§ Short task
Return all lines with the word "React" in them.

§ Source data
▼▼▼

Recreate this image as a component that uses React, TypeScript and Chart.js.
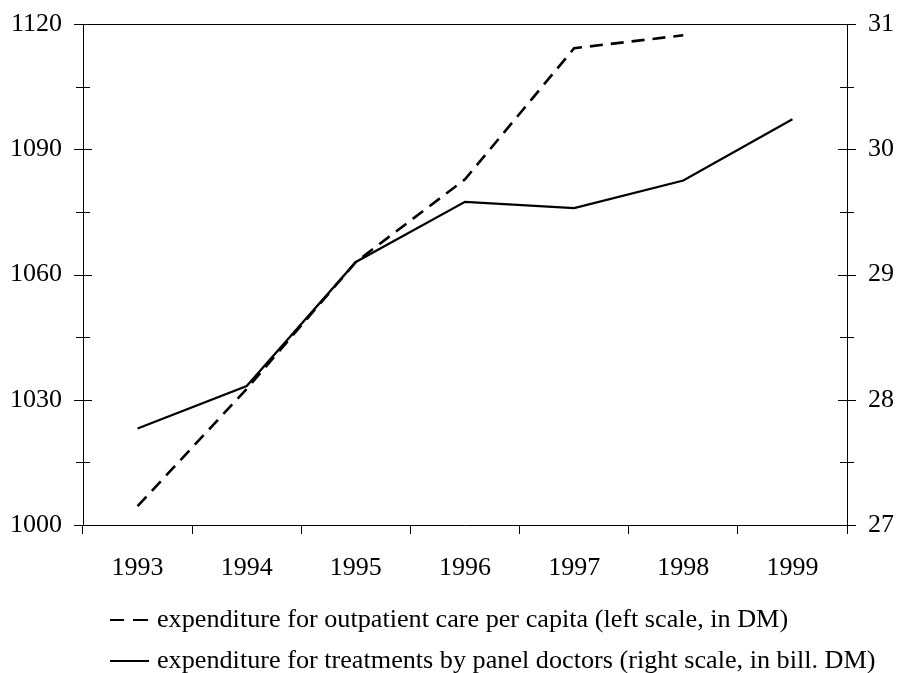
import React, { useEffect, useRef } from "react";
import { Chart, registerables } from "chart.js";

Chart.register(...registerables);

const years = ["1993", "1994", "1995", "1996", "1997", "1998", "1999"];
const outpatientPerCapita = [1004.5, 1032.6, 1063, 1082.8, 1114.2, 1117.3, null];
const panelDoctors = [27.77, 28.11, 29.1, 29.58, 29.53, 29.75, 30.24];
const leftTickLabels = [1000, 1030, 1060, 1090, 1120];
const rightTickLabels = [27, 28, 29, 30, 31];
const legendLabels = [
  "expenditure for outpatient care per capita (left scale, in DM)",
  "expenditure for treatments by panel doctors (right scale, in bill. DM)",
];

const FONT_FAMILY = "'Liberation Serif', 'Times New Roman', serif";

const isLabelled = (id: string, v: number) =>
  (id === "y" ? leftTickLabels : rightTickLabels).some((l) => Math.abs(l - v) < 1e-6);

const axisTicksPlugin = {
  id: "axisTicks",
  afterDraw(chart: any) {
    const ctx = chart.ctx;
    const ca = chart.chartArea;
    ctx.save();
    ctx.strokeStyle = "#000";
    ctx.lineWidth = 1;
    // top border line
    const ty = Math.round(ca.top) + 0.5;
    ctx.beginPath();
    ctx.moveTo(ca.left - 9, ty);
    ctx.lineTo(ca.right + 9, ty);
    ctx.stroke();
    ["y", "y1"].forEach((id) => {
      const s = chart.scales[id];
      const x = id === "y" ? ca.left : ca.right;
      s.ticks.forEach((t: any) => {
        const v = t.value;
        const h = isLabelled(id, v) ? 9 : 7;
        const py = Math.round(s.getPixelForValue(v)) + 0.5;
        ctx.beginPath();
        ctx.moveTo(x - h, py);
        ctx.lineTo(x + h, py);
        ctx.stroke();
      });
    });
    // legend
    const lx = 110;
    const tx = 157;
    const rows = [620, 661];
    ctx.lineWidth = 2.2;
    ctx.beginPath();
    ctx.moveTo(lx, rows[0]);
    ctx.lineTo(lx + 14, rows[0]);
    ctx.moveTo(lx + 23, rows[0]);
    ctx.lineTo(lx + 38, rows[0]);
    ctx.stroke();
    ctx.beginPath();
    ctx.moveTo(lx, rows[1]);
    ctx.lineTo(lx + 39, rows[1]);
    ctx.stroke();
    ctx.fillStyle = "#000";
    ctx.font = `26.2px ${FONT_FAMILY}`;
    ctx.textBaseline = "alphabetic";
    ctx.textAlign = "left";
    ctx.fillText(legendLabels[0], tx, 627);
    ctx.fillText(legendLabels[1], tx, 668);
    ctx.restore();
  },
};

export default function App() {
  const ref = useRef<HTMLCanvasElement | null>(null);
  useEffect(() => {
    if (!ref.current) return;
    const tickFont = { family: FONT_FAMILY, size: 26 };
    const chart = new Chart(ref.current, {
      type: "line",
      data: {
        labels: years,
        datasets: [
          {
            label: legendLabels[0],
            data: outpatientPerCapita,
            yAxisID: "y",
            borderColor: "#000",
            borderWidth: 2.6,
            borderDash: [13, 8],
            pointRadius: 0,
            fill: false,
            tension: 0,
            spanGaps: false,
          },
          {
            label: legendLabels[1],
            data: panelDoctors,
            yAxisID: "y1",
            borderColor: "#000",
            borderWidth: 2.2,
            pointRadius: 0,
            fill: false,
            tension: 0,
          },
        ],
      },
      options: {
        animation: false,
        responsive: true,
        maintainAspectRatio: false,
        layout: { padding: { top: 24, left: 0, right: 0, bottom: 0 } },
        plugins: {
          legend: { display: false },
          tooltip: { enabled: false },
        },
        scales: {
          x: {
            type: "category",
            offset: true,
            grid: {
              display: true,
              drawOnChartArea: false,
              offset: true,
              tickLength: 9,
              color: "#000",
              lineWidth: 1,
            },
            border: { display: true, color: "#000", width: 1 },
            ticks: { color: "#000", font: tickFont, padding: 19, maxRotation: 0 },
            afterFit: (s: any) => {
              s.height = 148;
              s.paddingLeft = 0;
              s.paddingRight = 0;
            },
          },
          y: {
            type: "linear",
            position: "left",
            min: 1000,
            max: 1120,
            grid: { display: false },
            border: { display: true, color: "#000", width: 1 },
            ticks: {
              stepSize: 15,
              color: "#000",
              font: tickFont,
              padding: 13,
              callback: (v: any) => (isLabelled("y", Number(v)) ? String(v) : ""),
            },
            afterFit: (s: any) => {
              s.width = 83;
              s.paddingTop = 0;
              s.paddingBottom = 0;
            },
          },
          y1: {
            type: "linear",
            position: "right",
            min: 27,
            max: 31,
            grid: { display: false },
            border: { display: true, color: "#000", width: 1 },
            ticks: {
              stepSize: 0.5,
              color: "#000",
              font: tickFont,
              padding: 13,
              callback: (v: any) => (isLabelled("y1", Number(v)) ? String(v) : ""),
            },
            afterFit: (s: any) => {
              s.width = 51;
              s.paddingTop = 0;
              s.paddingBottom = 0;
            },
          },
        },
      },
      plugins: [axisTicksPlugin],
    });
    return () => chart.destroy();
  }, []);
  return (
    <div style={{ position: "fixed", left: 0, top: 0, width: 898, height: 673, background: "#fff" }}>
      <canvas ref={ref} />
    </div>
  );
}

▲▲▲

§ Problem solution
Recreate this image as a component that uses React, TypeScript and Chart.js.
import React, { useEffect, useRef } from "react";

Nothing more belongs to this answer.